There are several hundred postcards in the Picnooga collection, but these four stand out not because of their subject or historically relevant content.
From the very earliest advent of the postcard, publishers pushed the limit of what could be sorted through the US Mail with novelty postcards like these.
Leather postcards became popular around 1903. Most were made of deer hide and decorated using a process known as pyrography, where the image is burned into the leather. A year after the card below was mailed, the United States Postal Service banned leather cards because of the havoc they caused in automated sorting machinery. Still, the cards were produced for a short time after, and people found unusual uses to repurpose them… like sewing them together to make purses and pillowcases.
This wooden postcard from Rock City is made from a very thin piece of bird’s eye maple.

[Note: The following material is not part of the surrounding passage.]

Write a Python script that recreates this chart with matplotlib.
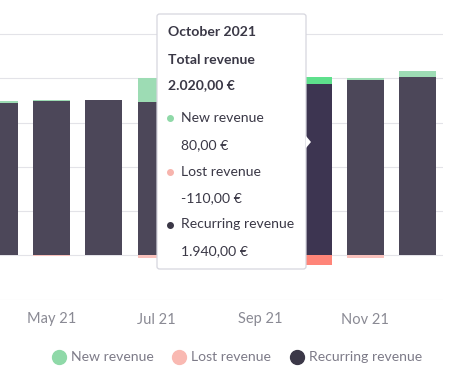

They were produced from about 1904 through today. This card was most likely was made for Rock City in 1939 by B. B. Quality Line.
Dimensional postcards, like this example, postmarked 1908, were pressed in high relief into card stock. Some other examples with a similar gradient design from Chattanooga include the Incline and the Lookout Inn. It’s published by the Ill. Postal Card & Nov. Co., NY.
* We have another dimensional postcard in Picnooga’s collection of the Swing-a-long Bridge in Rock City from the 1940s that is made of thin plastic with a smooth back.
Aluminum postcards are my personal favorite and are quite rare. This is one of the two we have in Picnooga’s collection, the other one depicts the Lookout Inn.
I could not find too much history of metal postcards online, but many were produced in the first few years of the 20th century. This fine example dates from 1902 to 1905.